Figure 7-9 represents the predictions of these three trees in the left column, and the ensemble’s predictions in the right column. In the first row, the ensemble has just one tree, so its predictions are exactly the same as the first tree’s predictions. In the second row, a new tree is trained on the residual errors of the first tree. On the right you can see that the ensemble’s predictions are equal to the sum of the predictions of the first two trees. Similarly, in the third row another tree is trained on the residual errors of the second tree. You can see that the ensemble’s predictions gradually get better as trees are added to the ensemble.
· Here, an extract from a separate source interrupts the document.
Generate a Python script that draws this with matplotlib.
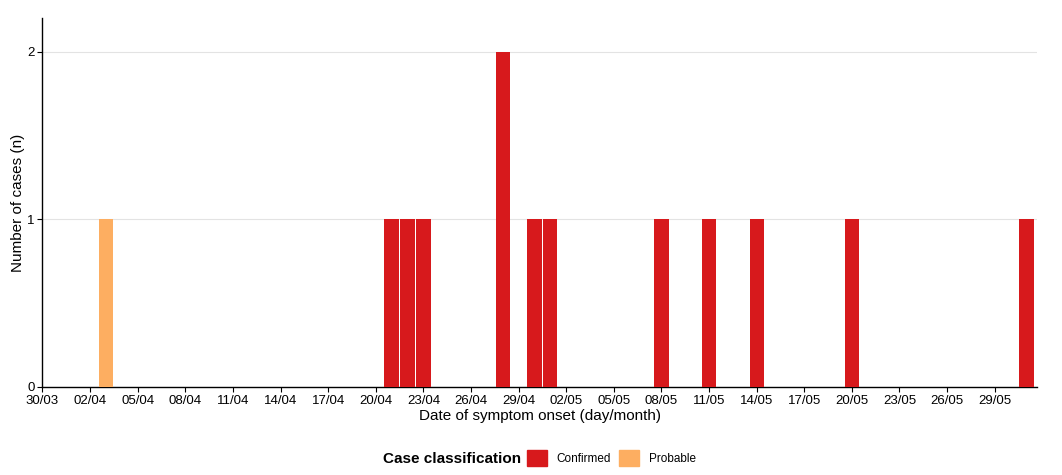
import numpy as np
import pandas as pd
import matplotlib
matplotlib.use("Agg")
import matplotlib.pyplot as plt
import matplotlib.dates as mdates
from matplotlib.patches import Patch

plt.rcParams['font.family'] = ['Liberation Sans', 'DejaVu Sans']

# data
confirmed_dates = ["2020-04-21", "2020-04-22", "2020-04-23", "2020-04-28", "2020-04-30",
                   "2020-05-01", "2020-05-08", "2020-05-11", "2020-05-14", "2020-05-20",
                   "2020-05-31"]
confirmed_counts = [1, 1, 1, 2, 1, 1, 1, 1, 1, 1, 1]
probable_dates = ["2020-04-03"]
probable_counts = [1]

tick_start = "2020-03-30"
tick_end = "2020-05-29"
x_max = "2020-05-31 16:00"

col_confirmed = "#d7191c"
col_probable = "#fdae61"

fig = plt.figure(figsize=(10.62, 4.75), dpi=100)
ax = fig.add_axes([0.04, 0.1853, 0.9365, 0.7762])

ax.bar(pd.to_datetime(confirmed_dates), confirmed_counts, width=0.9,
       color=col_confirmed, zorder=3)
ax.bar(pd.to_datetime(probable_dates), probable_counts, width=0.9,
       color=col_probable, zorder=3)

ticks = pd.date_range(tick_start, tick_end, freq="3D")
ax.set_xticks(ticks)
ax.xaxis.set_major_formatter(mdates.DateFormatter("%d/%m"))
ax.set_xlim(pd.Timestamp(tick_start), pd.Timestamp(x_max))
ax.set_ylim(0, 2.2)
ax.set_yticks([0, 1, 2])

ax.grid(axis="y", color="#e3e3e3", linewidth=0.8, zorder=0)
ax.grid(axis="x", visible=False)
for s in ["top", "right"]:
    ax.spines[s].set_visible(False)
for s in ["left", "bottom"]:
    ax.spines[s].set_color("black")
    ax.spines[s].set_linewidth(1.0)
ax.tick_params(axis="both", labelsize=9.5, length=3.5, width=0.8, colors="black", pad=2)

ax.set_xlabel("Date of symptom onset (day/month)", fontsize=11, labelpad=2)
ax.set_ylabel("Number of cases (n)", fontsize=11, labelpad=2)

# legend at the bottom, title on the left
fig.text(383 / 1062, 1 - 459 / 475, "Case classification", fontsize=11,
         fontweight="bold", ha="left", va="center")
handles = [Patch(color=col_confirmed, label="Confirmed"),
           Patch(color=col_probable, label="Probable")]
fig.legend(handles=handles, loc="center left", bbox_to_anchor=(527 / 1062, 1 - 458 / 475),
           ncol=2, frameon=False, fontsize=8.5, handlelength=1.7, handleheight=1.7,
           handletextpad=0.8, columnspacing=0.7, borderpad=0, borderaxespad=0)

fig.savefig("out.png", dpi=100)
![image.png](attachment:image.png)

In [29]:
X_train, X_val, y_train, y_val = train_test_split(X, y)
gbrt = GradientBoostingRegressor(max_depth=2, n_estimators=120) 
gbrt.fit(X_train, y_train)
errors = [mean_squared_error(y_val, y_pred) for y_pred in gbrt.staged_predict(X_val)]
bst_n_estimators = np.argmin(errors)
gbrt_best = GradientBoostingRegressor(max_depth=2,n_estimators=bst_n_estimators) 
gbrt_best.fit(X_train, y_train)

![image.png](attachment:image.png)

It is also possible to implement early stopping by actually stopping training early (instead of training a large number of trees first and then looking back to find the optimal number). You can do so by setting warm_start=True, which makes ScikitLearn keep existing trees when the fit() method is called, allowing incremental training. The following code stops training when the validation error does not improve for five iterations in a row:

In [31]:
gbrt = GradientBoostingRegressor(max_depth=2, warm_start=True)
min_val_error = float("inf") 
error_going_up = 0 
for n_estimators in range(1, 120): 
    gbrt.n_estimators = n_estimators 
    gbrt.fit(X_train, y_train) 
    y_pred = gbrt.predict(X_val) 
    val_error = mean_squared_error(y_val, y_pred) 
    if val_error < min_val_error: 
        min_val_error = val_error 
        error_going_up = 0
    else:
        error_going_up += 1 
        if error_going_up == 5: 
            break # early stopping

The GradientBoostingRegressor class also supports a subsample hyperparameter, which specifies the fraction of training instances to be used for training each tree. For example, if subsample=0.25, then each tree is trained on 25% of the training instances, selected randomly. As you can probably guess by now, this trades a higher bias for a lower variance. It also speeds up training considerably. This technique is called Stochastic Gradient Boosting.